Named Pencils for the Colorblind

If you are suffering a moderate to strong color blindness, it’s always a hassle if you have a crayon box in front of you full of colored pencils. – How about naming them? Could this help?

Named Non Colored Crayons

A french student from a packaging design class had just this idea. All white crayons named with the corresponding color.

Her professor says: “After all isn’t color subjective? Think of the colorblind people for example. So here’s the objective set of color pencils.”

Ok. I am colorblind and think about it. And I think it’s of no use for us colorblind. Why?

As a colorblind person I have great difficulties in seeing, differentiating and specially naming colors. So if I see a certain color I can’t tell you if it is red or green, because I can not see it.

Now, let’s imagine I grab a colored pencil which is just plain white only with its color name printed on it. I actually don’t really know how this color looks like as I don’t know which name corresponds to the color I see. Ok, if I know the color of a certain thing it could help (I learned that leaves are green—most of the time). But otherwise the name is not a clue for me at all.

What I need is to see the color so I can compare it if it really is the one I need. And even if I see it, there is still a big chance that I still will mess them up. So names are for nothing and colors are unfortunately not much better.

5 responses on “Named Pencils for the Colorblind

  1. Donald H Locker

    I actually have a pretty good idea of what colour names mean and how they relate to the shades of “real” colours – at least as my wife sees them. I see colours just fine – I can’t discriminate between them.

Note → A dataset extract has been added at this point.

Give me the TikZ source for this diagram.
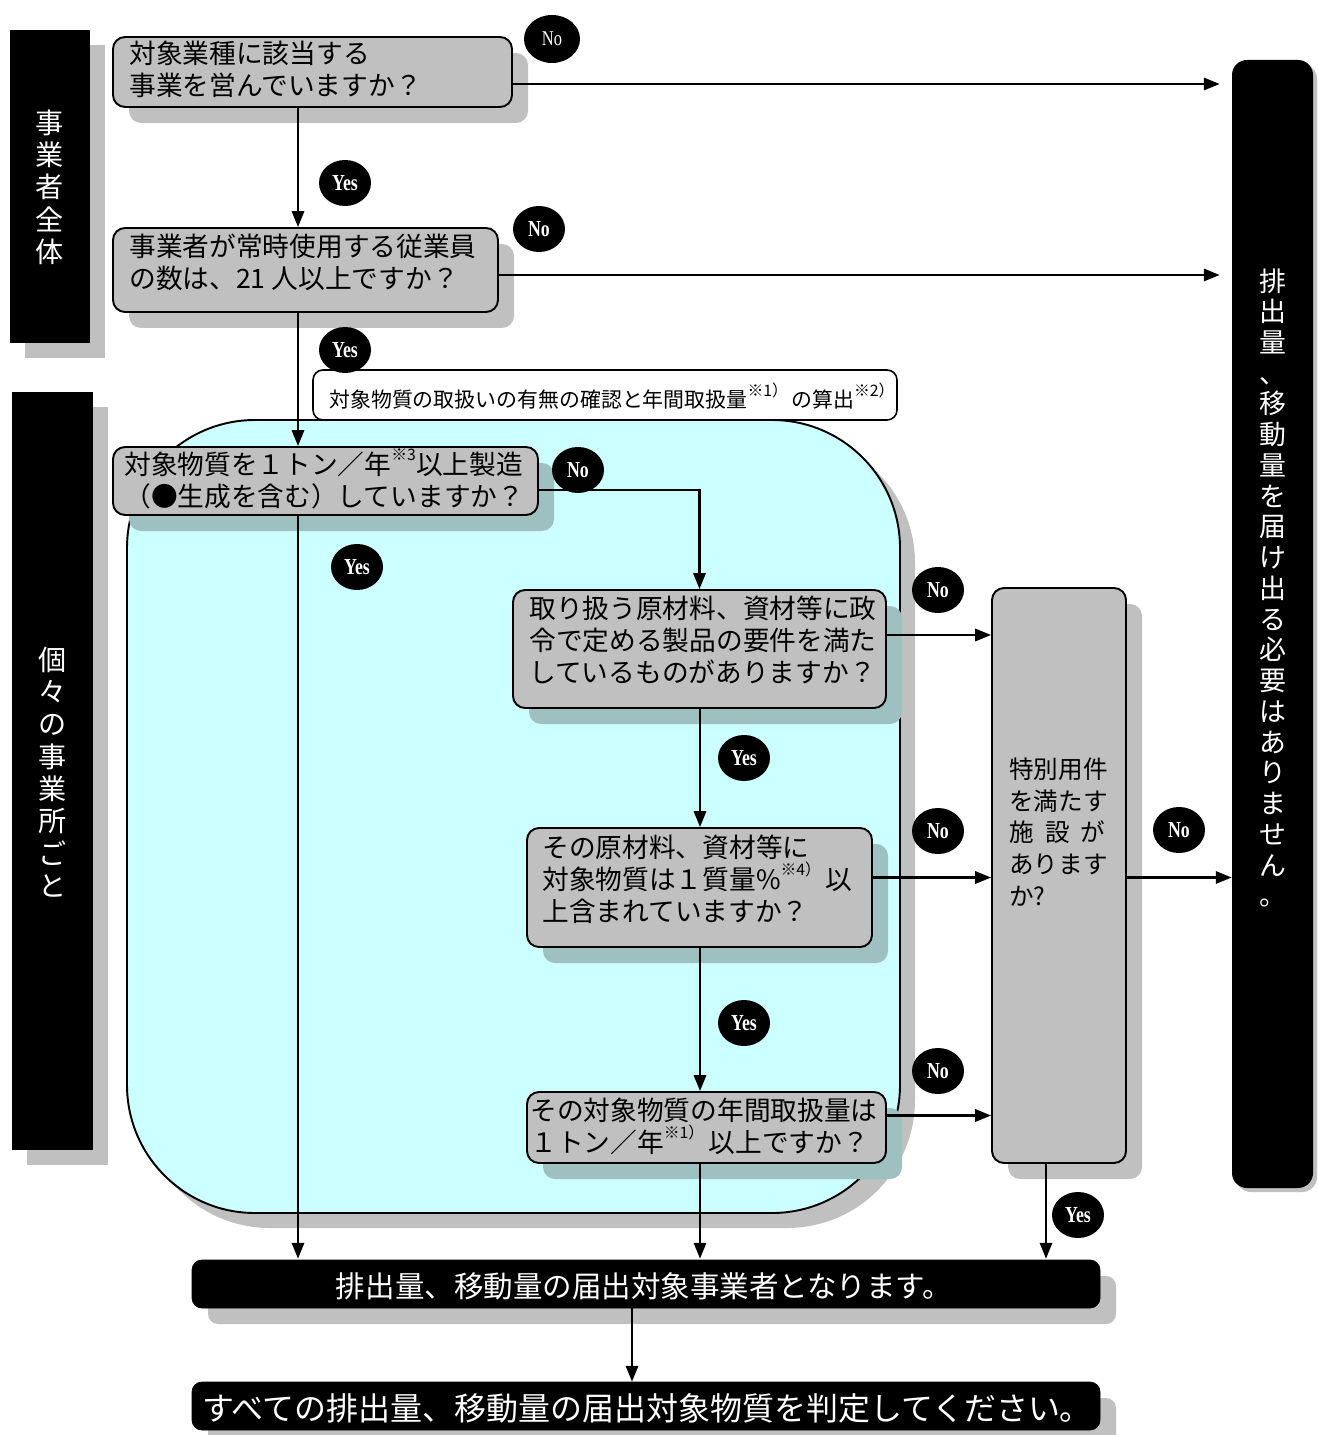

    The other thing that I notice is that I don’t have good “colour memory.” I can sometimes discriminate two adjacent colour patches, but if they are separated, they become indistinguishable.

  2. Primož

    This IS usefull. I remember coloring a map for school and a friend comes by and says ‘why are you using brown when you should be using green?’ I was actually holding green in my hands (the friends knows of my coloblindness) and promptly swapped the pencil. That’s why i love Jolly color pencils since they have the color written on them – no mistake can be done then.

    And like DOnald, i can also see all the colors, i just can’t differentiate between them correctly.

  3. robin

    hello there,
    let me tell you my funny story.
    i was in the primary school and we were supposed to make a picture of the spring. i am creative and i like to draw, so i was very proud of the trees and animals i drew. until, the professor came to me and asked: ‘and why is grass in your picture colored orange?’ i felt ashamed, but came up with a good answer: ‘normal is boring’.
    best regards,
    robin*

  4. Angelo Zerbini

    There’s a funny story I told when someone guess I’m colorblind. When I was a child, there was a geography test we were asked to paint a map following instructions: North region with “X” color, South with “Y” colour, and so on… I mixed all up! The teacher asked: “Don’t you know the color’s names?!” what a shame… Than my mon realise I had some kind of color blindness. Now I know its deuteranomaly, as far as I remember, I mix green with brow, blue with purple, pink with purple, sometimes red and brow… They are SO alike! It doesn’t bother me very much at all. Sometimes I just say I’m not very good with colours.
    I’m having a great time in this site!
    Greetings for all colourblind friends out there!